For some, it might have added to the looming sense of tension and doom in the book, but for me it really was just a constant frustration as I ground my teeth at every sentence. McDowell misses out non-crucial words in almost every sentence, both descriptive and dialogue, meaning that the book is still perfectly understandable, but really intensely frustrating.

This meant that essentially from the first page I was predisposed towards disliking the book, and any weaknesses in it I picked up on and resented even more. So when the main character, Luke, was paper-thin and showed no personality other than an aptitude for magic, that was frustrating. When Killian, presented in the blurb as his best friend, doesn’t so much as make an appearance until the second half of the book, I was frustrated again. When huge aspects of the book were left unexplained and impenetrable, I was actually quite upset.

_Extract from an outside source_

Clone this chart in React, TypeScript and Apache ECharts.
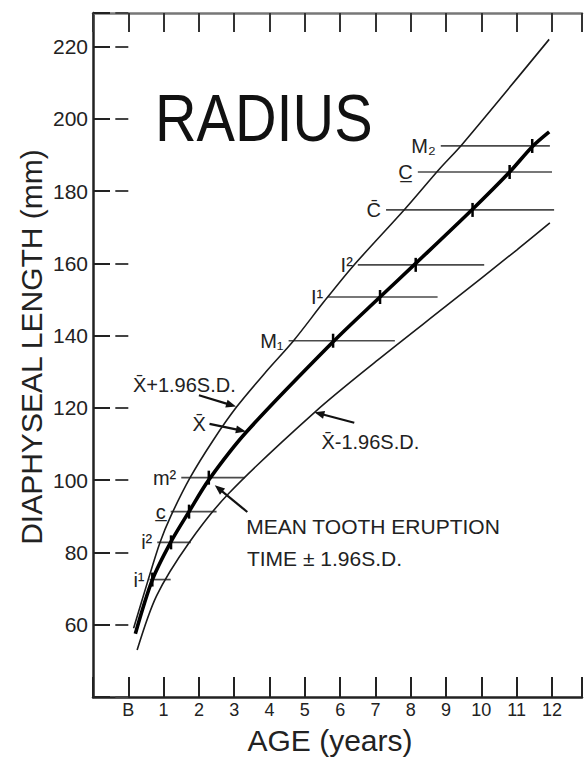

There was so much potential in this book – a pair of young boys, saving a country gripped not only in the midst of political upheaval (the book covers the period of the Rising, the Free State, etc) but also in magical upheaval, as old races are dying out and new types of magic are being brought to the fore, and trying to forge a new way between the ancient order of the driochta and the necessity of adapting to their modern world. Plus faeries! Ash-dragons! Gyants! Boreen men!

Only… what is an ashdragon? Why are they so bad? It’s never explained in the book, and google says that an ashdragon is a scoop for clearing out fireplaces.

What’s a boreen man? I know what a boreen is. And what a man is. But together, they definitely don’t seem to describe the almost… naiad/dryad-like characters in the book.

Basically, this book left me with a whole lot of feelings of WTF and irritation, rather than the dark and entrancing fantasy I was expecting.